It’s a different world than it was even 10 years ago. Steven MacMartin, a former special agent with the Department of Homeland Security, knows that.

“The lone wolf poses the greatest threat because it's the most difficult to detect,” MacMartin said.

He retired from the DHS in 2011.

“These local white supremacist kind of militia groups have grown and built up," he explained. "And [they] really haven't gotten the attention maybe they should have been getting.”

When it comes to a single person being radicalized online, law enforcement may be unware that they need to watch them.

“They can talk, they can email, they are self-reinforcing in this idea," MacMartin said. "It's very, very, very...it's almost impossible to police it.”

But where does this thinking even start?

“It's moving toward the center," said Yotam Ophir, a professor of communications at the University at Buffalo. "It's not something that's only being spoken off in the dark corners of the internet anymore.”

Ophir studies conspiracy theories and how they’re spread.

White supremacy isn’t new. It's been around for decades. The threat it poses, however, is new, Ophir says.

“Most people will not take a gun and shoot down random people," Ophir said. "However, sometimes it's enough that one person is willing to take it to the next step. It takes only one person to take an AR-15 and shoot down 10 African Americans in Buffalo about a month ago.”

Ophir said white supremacy doesn’t exist in a vacuum.

“These are people who are being indoctrinated in a very systematic, well-oiled machine of online propaganda,” Ophir said.

That's propaganda that you can find with an easy Google search.

Ophir adds that it’s spread along with other misinformation about vaccines, Q-anon, abortion and more. He says it can lead you down a rabbit hole that ends with discussions and topics like the white replacement conspiracy.

“It's really easy to solve those tensions by just saying, 'oh, you know, it's the globalists, it's the Jews, it's the feminists, it's the non-white people who are working towards destroying us," Ophir said. "It's often tempting and easier that there is a group of others who are working in the shadows to destroy our lives than to accept that life is kind of random. In fact, in Buffalo specifically, we saw how social anxieties around COVID-19 kind of interacted with white supremacy.”

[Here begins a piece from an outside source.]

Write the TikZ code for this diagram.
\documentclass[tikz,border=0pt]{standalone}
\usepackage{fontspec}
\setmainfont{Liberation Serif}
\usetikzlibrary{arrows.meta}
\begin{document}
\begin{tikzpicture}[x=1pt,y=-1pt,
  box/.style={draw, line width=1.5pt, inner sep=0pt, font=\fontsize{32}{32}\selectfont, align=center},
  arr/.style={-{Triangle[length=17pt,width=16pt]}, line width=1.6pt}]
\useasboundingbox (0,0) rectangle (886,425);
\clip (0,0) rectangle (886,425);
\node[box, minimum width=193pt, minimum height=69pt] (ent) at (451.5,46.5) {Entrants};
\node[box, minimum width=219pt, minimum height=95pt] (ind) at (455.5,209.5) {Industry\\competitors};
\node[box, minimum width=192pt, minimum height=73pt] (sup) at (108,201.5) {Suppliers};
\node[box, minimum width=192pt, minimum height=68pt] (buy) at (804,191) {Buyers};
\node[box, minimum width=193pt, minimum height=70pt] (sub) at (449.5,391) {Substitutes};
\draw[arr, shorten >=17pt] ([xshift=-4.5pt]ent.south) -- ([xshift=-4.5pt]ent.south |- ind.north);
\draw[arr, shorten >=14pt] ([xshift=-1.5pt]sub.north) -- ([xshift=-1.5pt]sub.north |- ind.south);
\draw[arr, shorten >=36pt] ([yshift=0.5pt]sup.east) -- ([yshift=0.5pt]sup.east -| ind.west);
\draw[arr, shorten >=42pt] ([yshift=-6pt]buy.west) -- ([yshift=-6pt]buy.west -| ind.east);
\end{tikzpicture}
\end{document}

It’s an easy “answer” to problems people might face that can have deadly interactions.

“The combination of a very toxic and unregulated information environment with the unbelievable ease in which you can you can obtain guns in this country are colliding together in a way that they're just going to explode again,” Ophir explained.

So what can be done?

Ophir says it comes down to holding social media companies accountable, regulating information, and education, especially for younger people being exposed to misinformation.

Without that, MacMartin says there needs to be more trained, armed guards, and regular, active shooter drills must be run. He recommends that because, in all likelihood, we will see tragedy like the Tops shooting again.

“I hate to say that we need this. We need it in churches or we or we need it in schools," MacMartin said. "But the simple fact is culturally and sociologically at this moment, we do.”